Saved by the Word
Dear Friend,
As we celebrate the Nativity of the Lord at the close of this strange and shadowed year, here’s some poetry I hope you’ll find helpful to your prayer. First, lines from a poem entitled “The Blessed Virgin Compared to the Air We Breathe” composed in 1883 by the English Jesuit, Gerard Manley Hopkins.
“Of her flesh he took flesh:
He does take fresh and fresh,
Though much the mystery how,
Not flesh but spirit now
And makes, O marvelous!
New Nazareths in us,
Where she shall yet conceive
Him, morning, noon, and eve;
New Bethlehems, and he born
There, evening, noon, and morn – “
The words speak of our astounding call to become, like Mary, mothers of our Lord Jesus Christ through what St. Francis called a “holy activity which must shine before others by example.” As we do this together as a community, might Mission Santa Barbara become a “new Bethlehem”?

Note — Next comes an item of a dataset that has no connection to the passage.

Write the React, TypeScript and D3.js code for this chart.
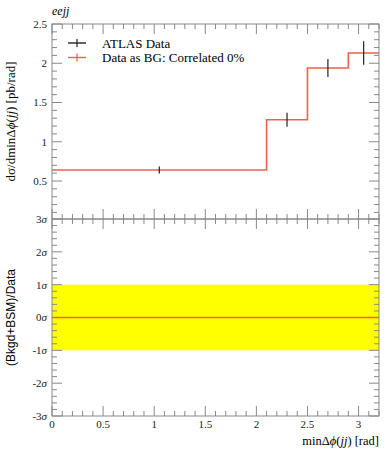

The second offering alludes in very stark terms to the social and political violence of the mid-1980’s when Denise Levertov composed this poem, entitled “On the Mystery of the Incarnation”. Does it resonate today?
“It’s when we face for a moment
the worst our kind can do, and shudder to know
the taint in our own selves, that awe
cracks the mind’s shell and enters the heart:
not to a flower, not to a dolphin,
to no innocent form
but to this creature vainly sure
it and no other is god-like, God
(out of compassion for our ugly
failure to evolve) entrusts,
as guest, as brother,
the Word.”
In winter darkness the Word comes to save us, humbly asking to take on flesh!